A punto de hacer las maletas, no he querido olvidarme de un episodio casi perfecto que sucedió hace apenas veinte años, que no es nada, qué feliz la mirada...
Una de las actividades programada en aquel intensivo de inglés en Dublín era el workshop de danzas irlandesas. Creo recordar que era una academia de baile donde nos citaron. Algunos de los chavales esperaban sin ningún interés mientras sus walkmen escupían música de diferente estilo, pero muy alejado de lo gaélico o similar. La entrada de los bailarines apenas despertó cierta curiosidad hasta que pude oír algunos comentarios entre los chicos, es decir, varones, sobre una de las danzantes. Levanté la vista y ahí estaba ella: no exagero al decir que era muy probablemente la mujer más bella que he visto en mi vida, al menos tan cerca. Por eso no dejé de seguir todos sus movimientos, hasta el punto en que nos invitaron a formar parte de la coreografía que para entonces yo me sabía de memoria. Esperé a que pasara a mi lado y tuve que espantar a un par de estudiantes de mi grupo, que pretendían saltarse la norma jerárquica no escrita de que la guapa es para el jefe. Ella me ofreció sus manos, me explicó brevemente lo que había que hacer y comenzamos a danzar en círculos, un pie delante, ahora el otro, media vuelta, manos atrás... Su sonrisa perenne adornaba sus palabras, que salían envueltas en seda, y yo imaginaba interminables conversaciones frente a la chimenea, en un perfecto inglés con el acento cantarín de Irlanda, bebiendo paddy, guinness, o agua del grifo, y sin dejar de mirar sus ojazos, sus dientes perlados y aquí detengo la descripción - ensoñación, porque el blog para adultos no es este.

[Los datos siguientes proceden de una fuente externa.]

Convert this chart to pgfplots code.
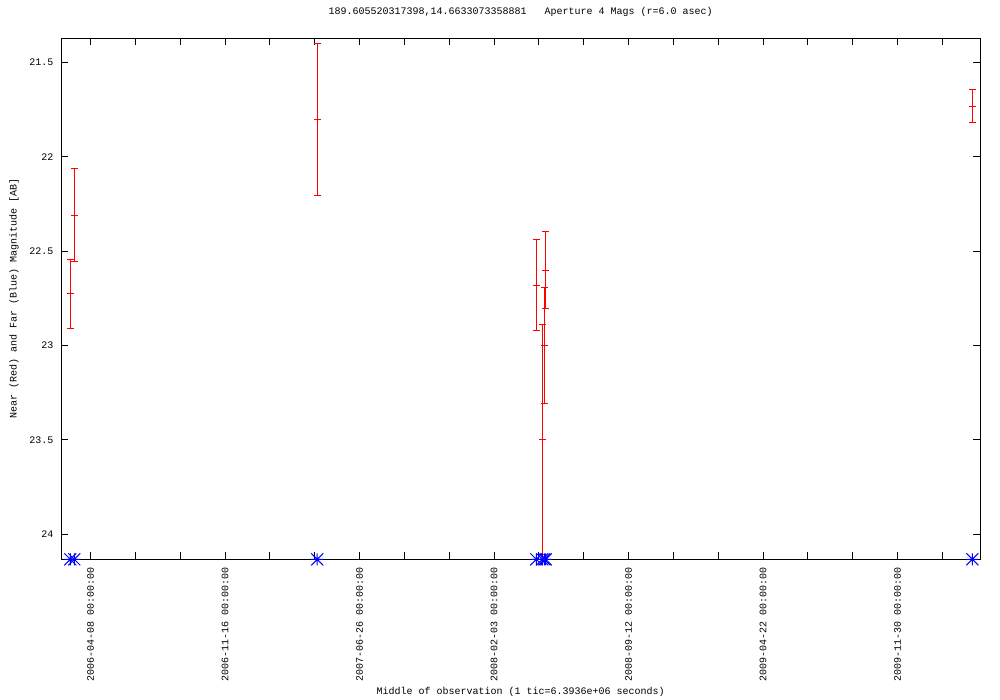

Pero como no hay hechizo eterno, y todos los encantamientos tienen su antídoto, quiso el baile que ella no pudiera ocultar por más tiempo el elixir que borraba la memoria futura: al levantar el brazo derecho (tanto daba que fuera el otro) para hacer una figura y guiar el mío tras su cintura, un más que penetrante olor alcanzó mi fina nariz de sabueso y a punto estuve de perder el equilibrio. Supongo que mandar al tinte el traje de época era demasiado lujo, y aquellas telas gruesas concentraban los sudores de muchas danzas más los recientes y el del mismo día. Así que la chimenea, las bebidas espirituosas a la luz de la luna o del sol veraniego que no se acaba de ocultar en la verde Irlanda desaparecieron, borrados por la incontenible fuerza destructora de aquella linda axila que se había convertido en devastador sobaco.
Siempre que lo recuerdo sonrío, como ahora mismo. Y mi ensoñación idílica no empieza en la alfombra al calor de los troncos, sino un poco antes... con ambos en la ducha.